As Europe pushes to strengthen its position in advanced technologies, deeptech startups are attracting increasing attention from investors seeking long term industrial and scientific breakthroughs rather than short term software trends. Areas such as advanced computing, bioengineering, infrastructure technologies, and hardware systems are becoming strategically important for economic competitiveness, technological sovereignty, and industrial resilience. Athens based venture capital firm Skybound Venture Capital is entering the market with a new founder led investment strategy focused specifically on these technically demanding sectors.

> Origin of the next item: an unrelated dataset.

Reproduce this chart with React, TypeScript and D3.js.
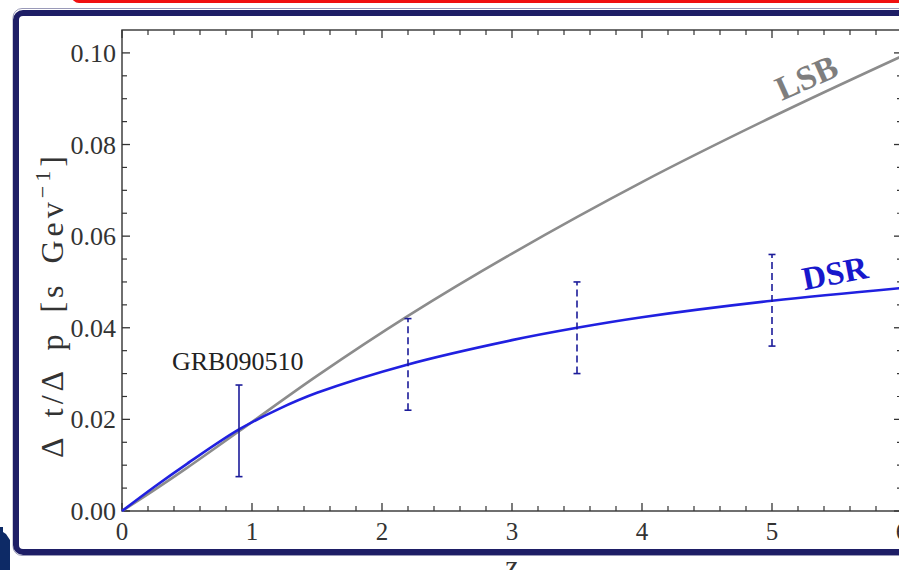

The firm has announced the launch of its deeptech venture capital fund, securing a $38 million oversubscribed first close anchored by the European Investment Fund.
Skybound says the fund will focus on pre seed and seed stage startups building technically complex software and hardware across frontier technology sectors.
Founded by Operators and Investors
Based in Athens, Skybound was founded by Thaleia Misailidou and George Varvarelis.
Before launching the fund, Misailidou worked at Marathon Venture Capital and became active within the Greek deeptech startup ecosystem.
Varvarelis previously co founded Augmenta, a company later acquired by CNH Industrial.
The founders say their combined experience as both investors and startup operators shapes Skybound’s approach to supporting technically ambitious founders from the earliest stages of company building.
Focus on Frontier Technologies
Skybound plans to invest in companies developing defensible technologies across industries including infrastructure systems, advanced computing, bioengineering, and other frontier technology areas.
The firm intends to write initial investment cheques ranging from $500,000 to $2 million while maintaining a concentrated portfolio strategy with significant follow on reserves for selected companies.
According to Skybound, the fund’s investment philosophy is operationally focused and founder led, targeting startups capable of creating long term industrial and societal impact through original scientific and technical innovation.
The company believes Europe requires investors willing to engage closely with founders building difficult technologies long before those markets become commercially mainstream.
Backing “Atoms, Not Just Bits”
George Varvarelis said Europe needs investors capable of moving at founder speed while deeply understanding the challenges involved in building technically complex companies.
He added that Skybound aims to back founders obsessed with solving difficult real world problems involving physical technologies and scientific systems rather than focusing only on traditional software businesses.
The firm’s emphasis on “atoms, not just bits” reflects growing investor interest in technologies combining software with industrial infrastructure, advanced hardware, biotechnology, and physical systems engineering.
First Investment in Brain Computer Interfaces
Skybound has already completed its first investment through the new fund in Neurosoft Bioelectronics, a startup developing scalable and minimally invasive brain computer interface systems.
According to the firm, the investment reflects Skybound’s broader strategy of backing highly technical companies capable of translating advanced scientific research into scalable commercial applications.
Brain computer interfaces are increasingly viewed as a major frontier technology area with potential applications across healthcare, neurotechnology, and human machine interaction systems.
Europe’s Growing Deeptech Ecosystem
The launch of Skybound comes amid broader efforts across Europe to strengthen investment into deeptech and scientific innovation ecosystems. Policymakers and investors increasingly view advanced technologies as critical to Europe’s long term competitiveness across sectors such as energy, healthcare, defence, industrial automation, semiconductors, and computing infrastructure.
Skybound says it plans to focus on startups developing technologies capable of reshaping industries over the coming decade, particularly in areas where technical complexity creates long term defensibility and strategic importance.
As deeptech entrepreneurship continues growing across Europe, funds combining operational founder experience with early stage technical investing are becoming an increasingly important part of the region’s innovation infrastructure.